# GOAL:
Retype exactly what runs from the first line of the data to the line with "import * as d3 from 'd3';", keeping both of those lines and skipping pictures.

* * * * * * * * *

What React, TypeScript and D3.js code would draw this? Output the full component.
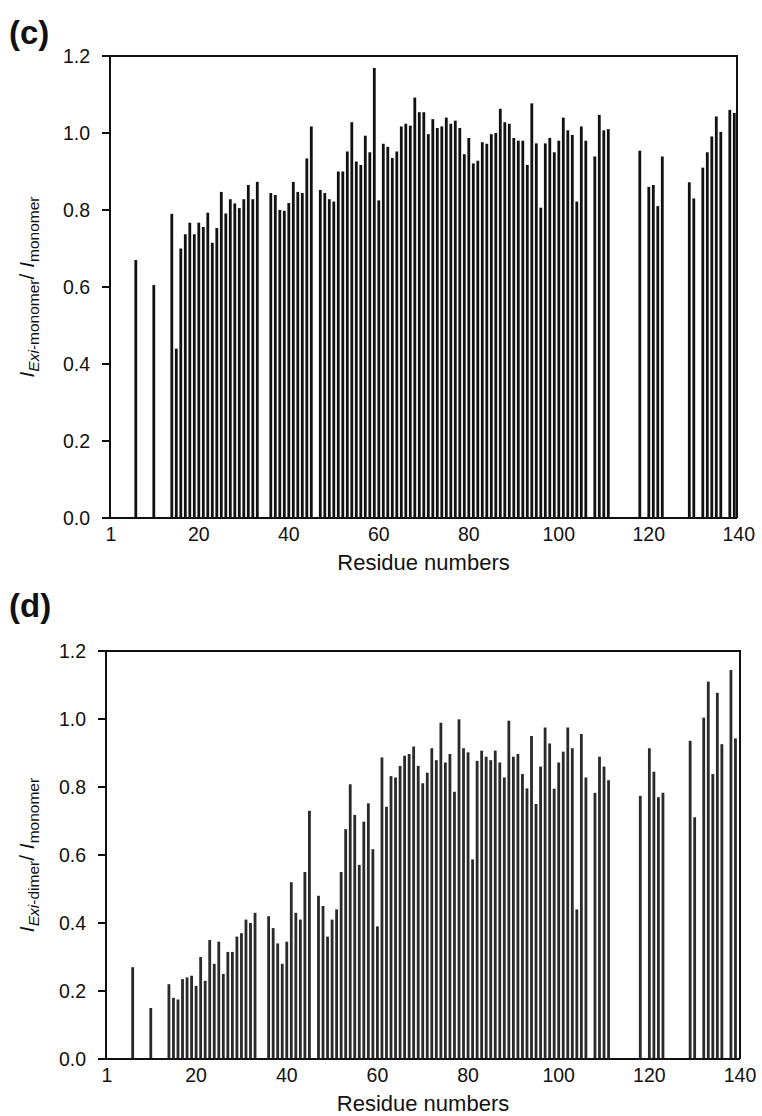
import React from 'react';
import * as d3 from 'd3';

// residues that carry a bar (same set in both panels)
const residues = [
  6, 10,
  14, 15, 16, 17, 18, 19, 20, 21, 22, 23, 24, 25, 26, 27, 28, 29, 30, 31, 32, 33,
  36, 37, 38, 39, 40, 41, 42, 43, 44, 45,
  47, 48, 49, 50, 51, 52, 53, 54, 55, 56,
  57, 58, 59, 60, 61, 62, 63, 64, 65, 66,
  67, 68, 69, 70, 71, 72, 73, 74, 75, 76,
  77, 78, 79, 80, 81, 82, 83, 84, 85, 86,
  87, 88, 89, 90, 91, 92, 93, 94, 95, 96,
  97, 98, 99, 100, 101, 102, 103, 104, 105, 106,
  108, 109, 110, 111,
  118,
  120, 121, 122, 123,
  129, 130,
  132, 133, 134, 135, 136,
  138, 139,
];

// (c) I(Exi-monomer) / I(monomer)
const monomerRatio = [
  0.67, 0.605,
  0.79, 0.44, 0.70, 0.737, 0.767, 0.737, 0.767, 0.756, 0.793, 0.715, 0.753, 0.847, 0.791, 0.828, 0.817, 0.805, 0.828, 0.865, 0.828, 0.873,
  0.844, 0.839, 0.80, 0.798, 0.818, 0.873, 0.847, 0.844, 0.934, 1.017,
  0.852, 0.844, 0.828, 0.822, 0.90, 0.90, 0.952, 1.028, 0.926, 0.917,
  0.993, 0.95, 1.169, 0.825, 0.972, 0.964, 0.935, 0.952, 1.017, 1.024,
  1.019, 1.092, 1.054, 1.054, 0.997, 1.036, 1.013, 1.017, 1.04, 1.024,
  1.032, 1.013, 0.945, 0.987, 0.921, 0.928, 0.976, 0.972, 0.997, 1.0,
  1.063, 1.028, 1.024, 0.987, 0.98, 0.98, 0.917, 1.077, 0.973, 0.806,
  0.973, 0.987, 0.95, 0.98, 1.04, 1.007, 0.995, 0.822, 1.017, 0.98,
  0.939, 1.047, 1.007, 1.01,
  0.954,
  0.86, 0.865, 0.81, 0.939,
  0.872, 0.83,
  0.91, 0.95, 0.991, 1.043, 1.003,
  1.06, 1.052,
];

// (d) I(Exi-dimer) / I(monomer)
const dimerRatio = [
  0.27, 0.15,
  0.22, 0.18, 0.175, 0.235, 0.24, 0.245, 0.215, 0.30, 0.23, 0.35, 0.28, 0.345, 0.25, 0.315, 0.315, 0.36, 0.37, 0.41, 0.40, 0.43,
  0.42, 0.385, 0.34, 0.28, 0.345, 0.52, 0.43, 0.41, 0.55, 0.73,
  0.48, 0.45, 0.36, 0.41, 0.44, 0.55, 0.676, 0.808, 0.718, 0.571,
  0.698, 0.752, 0.617, 0.39, 0.887, 0.742, 0.832, 0.828, 0.862, 0.892,
  0.897, 0.919, 0.862, 0.811, 0.842, 0.914, 0.879, 0.989, 0.872, 0.897,
  0.786, 0.999, 0.914, 0.902, 0.587, 0.877, 0.907, 0.889, 0.879, 0.907,
  0.872, 0.828, 0.995, 0.889, 0.897, 0.838, 0.796, 0.95, 0.75, 0.86,
  0.975, 0.928, 0.795, 0.872, 0.904, 0.975, 0.914, 0.44, 0.956, 0.828,
  0.783, 0.889, 0.86, 0.82,
  0.774,
  0.914, 0.845, 0.77, 0.783,
  0.936, 0.711,
  1.004, 1.11, 0.838, 1.077, 0.926,
  1.144, 0.943,
];

const xTicks = [1, 20, 40, 60, 80, 100, 120, 140];
const yTicks = [0, 0.2, 0.4, 0.6, 0.8, 1.0, 1.2];

const FONT = '"Liberation Sans", Arial, Helvetica, sans-serif';

const Panel = ({ tag, tagY, values, sub, frame, barFill }) => {
  const { top, bottom, left, right, x1, x140 } = frame;
  const x = d3.scaleLinear().domain([1, 140]).range([x1, x140]);
  const y = d3.scaleLinear().domain([0, 1.2]).range([bottom, top]);
  const fmt = d3.format('.1f');
  const mid = (top + bottom) / 2;

  return (
    <g fontFamily={FONT} fill="#111">
      <text x={9} y={tagY} fontSize={33} fontWeight="bold">{tag}</text>

      {residues.map((r, i) => (
        <rect
          key={r}
          x={x(r) - 1.4}
          y={y(values[i])}
          width={2.8}
          height={y(0) - y(values[i])}
          fill={barFill}
        />
      ))}

      {/* frame */}
      <path
        d={`M${left},${bottom}V${top}H${right}V${bottom}`}
        fill="none"
        stroke="#111"
        strokeWidth={2}
      />
      <line x1={left - 8} x2={right} y1={bottom} y2={bottom} stroke="#111" strokeWidth={2} />

      {yTicks.map(t => (
        <g key={t}>
          <line x1={left - 8} x2={left} y1={y(t)} y2={y(t)} stroke="#111" strokeWidth={2} />
          <text x={left - 20} y={y(t) + 7} fontSize={19.5} textAnchor="end">{fmt(t)}</text>
        </g>
      ))}

      {xTicks.map(t => (
        <text key={t} x={t === 1 ? left + 1 : x(t)} y={bottom + 23} fontSize={19.5} textAnchor="middle">{t}</text>
      ))}

      <text x={(left + right) / 2} y={bottom + 52} fontSize={22} textAnchor="middle">Residue numbers</text>

      <text transform={`translate(34,${mid}) rotate(-90)`} fontSize={21} textAnchor="middle">
        <tspan fontStyle="italic">I</tspan>
        <tspan fontSize={15.5} dy={5}><tspan fontStyle="italic">Exi</tspan>{sub}</tspan>
        <tspan dy={-5}>/ </tspan>
        <tspan fontStyle="italic">I</tspan>
        <tspan fontSize={15.5} dy={5}>monomer</tspan>
      </text>
    </g>
  );
};

export default function App() {
  return (
    <svg
      width={762}
      height={1116}
      style={{ position: 'absolute', left: 0, top: 0, background: '#fff' }}
    >
      <rect width={762} height={1116} fill="#fff" />
      <Panel
        tag="(c)"
        tagY={44}
        values={monomerRatio}
        sub="-monomer"
        barFill="#111"
        frame={{ top: 56, bottom: 518, left: 110, right: 737, x1: 113.3, x140: 738.8 }}
      />
      <Panel
        tag="(d)"
        tagY={617}
        values={dimerRatio}
        sub="-dimer"
        barFill="#2a2a2a"
        frame={{ top: 651, bottom: 1059, left: 106, right: 740, x1: 110, x140: 740 }}
      />
    </svg>
  );
}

* * * * * * * * *

# THE RESULT:
What React, TypeScript and D3.js code would draw this? Output the full component.
import React from 'react';
import * as d3 from 'd3';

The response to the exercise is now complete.